Again, Oyegun, it was gathered, was forced to sign the letter when the
team insisted that it was the decision of the party.
On Wednesday,
the APC North Central and South East House caucuses rejected the party’s
nominees to occupy the four vacant principal officers positions.
The zonal
caucuses which were excluded from the APC nominations, insisted that the
principle of federal character as enshrined in the constitution must be
adhered to in occupying the four vacant positions.
Monitors say the
party leadership’s inability to rise above personal interest which has
been characterised by imposition of candidates and weak internal party
democracy has triggered the costly divisions the party grapples with
lately.
A member of the
APC in Kogi State, Oyisi Okatahi traced the party’s problem to the fact
that it was built on faulty foundations and selfish interests.
His words: “What
is happening to APC is a result of building a party on faulty
foundations. There is no perfect society or party but parties that have
stood the test of time are built on core values. For APC, this is not
the case, rather it is “the survival of the fittest”, because many
decisions are based on the interest of the day and not on any core value
or principle.”
Oyegun has now
assumed the role of the fallen guy. He has been blamed for the recent
political misfortunes in the APC, leading some governors and party
faithful to call for his sack. The Tinubu camp accused Oyegun of not
doing enough while the Atiku/Saraki camp accused Oyegun of acting
Tinubu’s script. President Buhari has repeatedly said he would not be
drawn into the political face-off typified by the National Assembly
leadership tussle between the power blocs within the party.
Also, not a few
political analysts are of the view that the call for Oyegun’s
resignation is uncalled for, premature and diversionary.
“Honestly APC is
going the politically wayward ways that led to the ouster of PDP from
power. Must the chairman of the party be sacked anytime there are
challenges within the party? How will such actions resolve the crisis?
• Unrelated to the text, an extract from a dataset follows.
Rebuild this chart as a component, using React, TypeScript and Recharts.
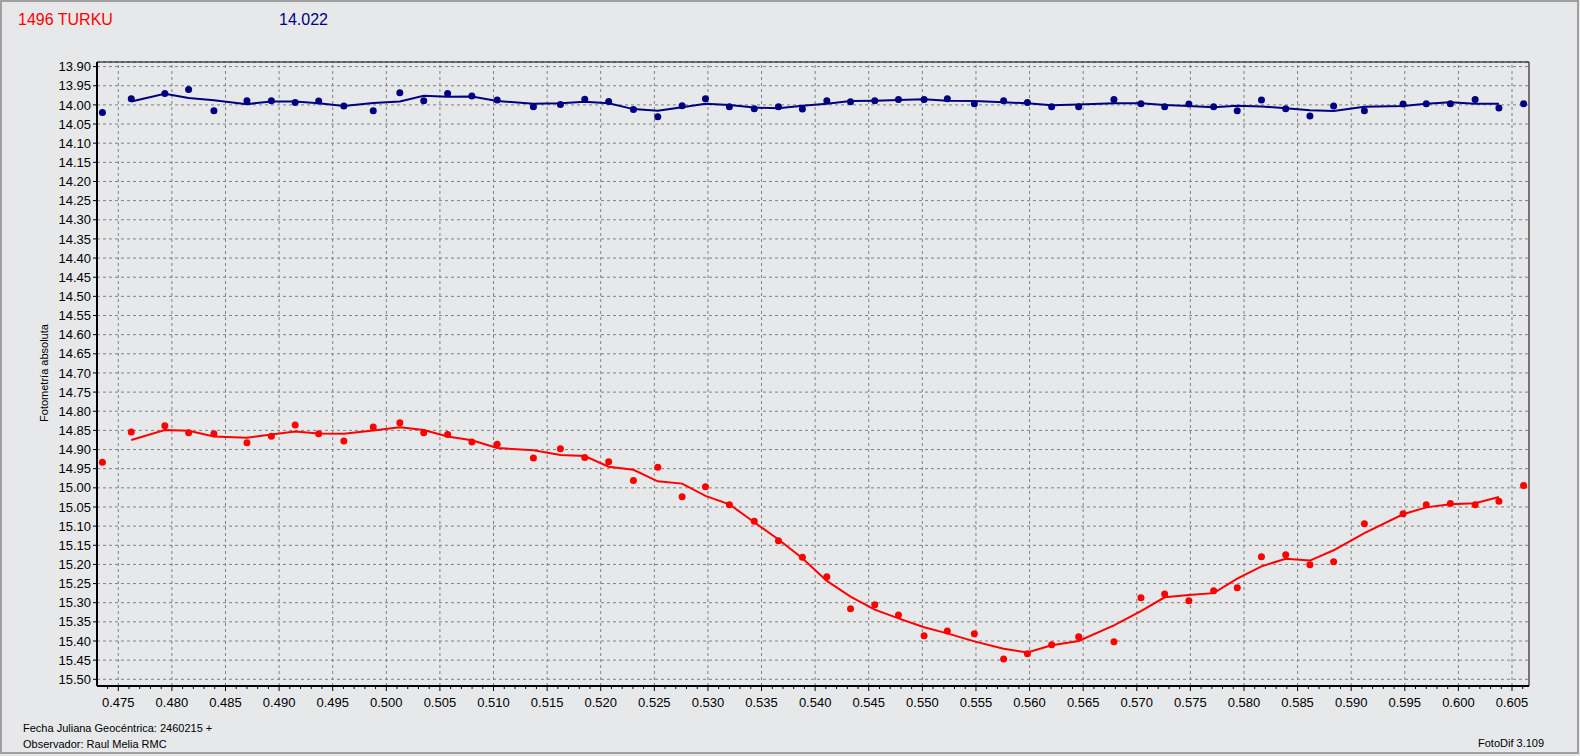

Oyegun is about the best the party can have for now as his track records
of public service is outstanding. He is a seasoned technocrat;
progressive politician and knowledgeable administrator," an APC stalwart
stated.
Political drawbacks
Although Buhari
has maintained his neutrality in the APC crisis and expressed readiness
to work with Saraki and Dogara, it may not be a given. Since 1999,
Nigeria’s attempt at constitutional, electoral, anti-corruption,
judicial, health, power, federal structure, security and oil and gas
reforms have suffered, largely due to political drawbacks.
President
Muhammadu Buhari’s proposed reforms in governance, economy and security
sectors will require legislative approval from the newly inaugurated 8th
National Assembly which is led by Buhari’s political party but backed
by the opposition, Peoples Democratic Party (PDP).
Monitors say having opponents in powerful positions in the legislature will not make Buhari’s job any easier.
For now, most
Nigerians are watching with keen interest if APC will fritter such
historic opportunity or deliver on its promise of change.